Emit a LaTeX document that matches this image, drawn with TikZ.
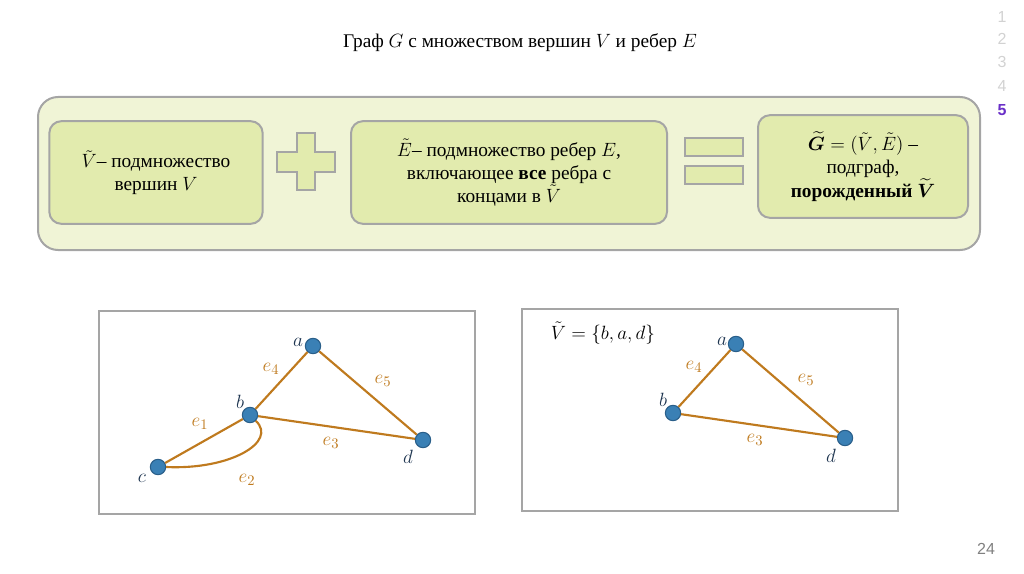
\documentclass[tikz,border=0pt]{standalone}
\usepackage{amsmath}
\usepackage{fontspec}
\setmainfont{Liberation Serif}
\setsansfont{Liberation Sans}
\usetikzlibrary{positioning}
\definecolor{panelfill}{HTML}{F0F4D6}
\definecolor{boxfill}{HTML}{E2EBAE}
\definecolor{framegrey}{HTML}{A5A5A5}
\definecolor{edgebrown}{HTML}{BF7A1E}
\definecolor{vtxblue}{HTML}{3A80B5}
\definecolor{vtxline}{HTML}{2A5F8A}
\definecolor{lblblue}{HTML}{1E3550}
\definecolor{numgrey}{HTML}{D2D2D2}
\definecolor{numpurple}{HTML}{6A2FC8}

\begin{document}
\begin{tikzpicture}[
  x=0.75pt,y=-0.75pt,font=\fontsize{14.5}{17}\selectfont,
  bx/.style={draw=framegrey,line width=1.5pt,fill=boxfill,rounded corners=9pt,minimum height=77pt,align=center},
  sym/.style={draw=framegrey,line width=1.2pt,fill=boxfill},
  frm/.style={draw=framegrey,line width=1.5pt},
  vtx/.style={circle,draw=vtxline,fill=vtxblue,line width=0.8pt,minimum size=11.5pt,inner sep=0pt},
  ed/.style={draw=edgebrown,line width=1.6pt},
  el/.style={text=edgebrown,font=\fontsize{15}{17}\selectfont},
  vl/.style={text=lblblue,font=\fontsize{15}{17}\selectfont},
  num/.style={font=\sffamily\fontsize{12}{14}\selectfont,text=numgrey}
]
\useasboundingbox (0,0) rectangle (1024,574);
% title and slide numbers
\node (title) at (520,43) {\fontsize{14.5}{17}\selectfont Граф $G$ с множеством вершин $V$ и ребер $E$};
\node[num] (n1) at (1002,17) {1};
\node[num] (n2) at (1002,39) {2};
\node[num] (n3) at (1002,62) {3};
\node[num] (n4) at (1002,86) {4};
\node[num,text=numpurple,font=\sffamily\bfseries\fontsize{12}{14}\selectfont] (n5) at (1002,110) {5};
\node[num,text=gray] (page) at (986,549) {24};
% top panel
\draw[frm,fill=panelfill,rounded corners=15pt] (38,97) rectangle (980,250);
\node[bx,minimum width=160pt] (vsub) at (156,172.5) {$\tilde{V}$-- подмножество\\вершин $V$};
\node[bx,minimum width=237pt] (esub) at (509,172.5) {$\tilde{E}$-- подмножество ребер $E$,\\включающее \textbf{все} ребра с\\концами в $\tilde{V}$};
\node[bx,minimum width=157.5pt] (gsub) at (863,166.5) {$\boldsymbol{\widetilde{G}}=(\tilde{V},\tilde{E})$ --\\подграф,\\\textbf{порожденный $\boldsymbol{\widetilde{V}}$}};
\draw[sym] (297,133) -| (315,152) -| (335,172) -| (315,190) -| (297,172) -| (277,152) -| (297,133) -- cycle;
\draw[sym] (685,138) rectangle (743,156);
\draw[sym] (685,166) rectangle (743,184);
% graph G
\draw[frm] (99,311) rectangle (475,514);
\node[vtx] (a) at (313,346) {};
\node[vtx] (b) at (250,415) {};
\node[vtx] (c) at (158,467) {};
\node[vtx] (d) at (423,440) {};
\draw[ed] (c) -- (b);
\draw[ed] (b) -- (a);
\draw[ed] (a) -- (d);
\draw[ed] (b) -- (d);
\draw[ed] (c.east) .. controls (230,470) and (278,442) .. (b.south east);
\node[vl] (la) at (298,342) {$a$};
\node[vl] (lb) at (240,402) {$b$};
\node[vl] (lc) at (142,478) {$c$};
\node[vl] (ld) at (408,457) {$d$};
\node[el] (e1) at (200,424) {$e_1$};
\node[el] (e2) at (247,480) {$e_2$};
\node[el] (e3) at (331,443) {$e_3$};
\node[el] (e4) at (271,369) {$e_4$};
\node[el] (e5) at (383,381) {$e_5$};
% subgraph
\draw[frm] (522,309) rectangle (898,511);
\node (vset) at (603,333) {$\tilde{V}=\{b,a,d\}$};
\node[vtx] (sa) at (736,344) {};
\node[vtx] (sb) at (673,413) {};
\node[vtx] (sd) at (845,438) {};
\draw[ed] (sb) -- (sa);
\draw[ed] (sa) -- (sd);
\draw[ed] (sb) -- (sd);
\node[vl] (lsa) at (722,341) {$a$};
\node[vl] (lsb) at (663,400) {$b$};
\node[vl] (lsd) at (831,456) {$d$};
\node[el] (se3) at (755,440) {$e_3$};
\node[el] (se4) at (694,367) {$e_4$};
\node[el] (se5) at (806,380) {$e_5$};
\end{tikzpicture}
\end{document}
──────
[EXERCISE DESCRIPTION]: Without the pictures, write out the whole listing above exactly as it appears.

[TASK SOLUTION]:
Emit a LaTeX document that matches this image, drawn with TikZ.
\documentclass[tikz,border=0pt]{standalone}
\usepackage{amsmath}
\usepackage{fontspec}
\setmainfont{Liberation Serif}
\setsansfont{Liberation Sans}
\usetikzlibrary{positioning}
\definecolor{panelfill}{HTML}{F0F4D6}
\definecolor{boxfill}{HTML}{E2EBAE}
\definecolor{framegrey}{HTML}{A5A5A5}
\definecolor{edgebrown}{HTML}{BF7A1E}
\definecolor{vtxblue}{HTML}{3A80B5}
\definecolor{vtxline}{HTML}{2A5F8A}
\definecolor{lblblue}{HTML}{1E3550}
\definecolor{numgrey}{HTML}{D2D2D2}
\definecolor{numpurple}{HTML}{6A2FC8}

\begin{document}
\begin{tikzpicture}[
  x=0.75pt,y=-0.75pt,font=\fontsize{14.5}{17}\selectfont,
  bx/.style={draw=framegrey,line width=1.5pt,fill=boxfill,rounded corners=9pt,minimum height=77pt,align=center},
  sym/.style={draw=framegrey,line width=1.2pt,fill=boxfill},
  frm/.style={draw=framegrey,line width=1.5pt},
  vtx/.style={circle,draw=vtxline,fill=vtxblue,line width=0.8pt,minimum size=11.5pt,inner sep=0pt},
  ed/.style={draw=edgebrown,line width=1.6pt},
  el/.style={text=edgebrown,font=\fontsize{15}{17}\selectfont},
  vl/.style={text=lblblue,font=\fontsize{15}{17}\selectfont},
  num/.style={font=\sffamily\fontsize{12}{14}\selectfont,text=numgrey}
]
\useasboundingbox (0,0) rectangle (1024,574);
% title and slide numbers
\node (title) at (520,43) {\fontsize{14.5}{17}\selectfont Граф $G$ с множеством вершин $V$ и ребер $E$};
\node[num] (n1) at (1002,17) {1};
\node[num] (n2) at (1002,39) {2};
\node[num] (n3) at (1002,62) {3};
\node[num] (n4) at (1002,86) {4};
\node[num,text=numpurple,font=\sffamily\bfseries\fontsize{12}{14}\selectfont] (n5) at (1002,110) {5};
\node[num,text=gray] (page) at (986,549) {24};
% top panel
\draw[frm,fill=panelfill,rounded corners=15pt] (38,97) rectangle (980,250);
\node[bx,minimum width=160pt] (vsub) at (156,172.5) {$\tilde{V}$-- подмножество\\вершин $V$};
\node[bx,minimum width=237pt] (esub) at (509,172.5) {$\tilde{E}$-- подмножество ребер $E$,\\включающее \textbf{все} ребра с\\концами в $\tilde{V}$};
\node[bx,minimum width=157.5pt] (gsub) at (863,166.5) {$\boldsymbol{\widetilde{G}}=(\tilde{V},\tilde{E})$ --\\подграф,\\\textbf{порожденный $\boldsymbol{\widetilde{V}}$}};
\draw[sym] (297,133) -| (315,152) -| (335,172) -| (315,190) -| (297,172) -| (277,152) -| (297,133) -- cycle;
\draw[sym] (685,138) rectangle (743,156);
\draw[sym] (685,166) rectangle (743,184);
% graph G
\draw[frm] (99,311) rectangle (475,514);
\node[vtx] (a) at (313,346) {};
\node[vtx] (b) at (250,415) {};
\node[vtx] (c) at (158,467) {};
\node[vtx] (d) at (423,440) {};
\draw[ed] (c) -- (b);
\draw[ed] (b) -- (a);
\draw[ed] (a) -- (d);
\draw[ed] (b) -- (d);
\draw[ed] (c.east) .. controls (230,470) and (278,442) .. (b.south east);
\node[vl] (la) at (298,342) {$a$};
\node[vl] (lb) at (240,402) {$b$};
\node[vl] (lc) at (142,478) {$c$};
\node[vl] (ld) at (408,457) {$d$};
\node[el] (e1) at (200,424) {$e_1$};
\node[el] (e2) at (247,480) {$e_2$};
\node[el] (e3) at (331,443) {$e_3$};
\node[el] (e4) at (271,369) {$e_4$};
\node[el] (e5) at (383,381) {$e_5$};
% subgraph
\draw[frm] (522,309) rectangle (898,511);
\node (vset) at (603,333) {$\tilde{V}=\{b,a,d\}$};
\node[vtx] (sa) at (736,344) {};
\node[vtx] (sb) at (673,413) {};
\node[vtx] (sd) at (845,438) {};
\draw[ed] (sb) -- (sa);
\draw[ed] (sa) -- (sd);
\draw[ed] (sb) -- (sd);
\node[vl] (lsa) at (722,341) {$a$};
\node[vl] (lsb) at (663,400) {$b$};
\node[vl] (lsd) at (831,456) {$d$};
\node[el] (se3) at (755,440) {$e_3$};
\node[el] (se4) at (694,367) {$e_4$};
\node[el] (se5) at (806,380) {$e_5$};
\end{tikzpicture}
\end{document}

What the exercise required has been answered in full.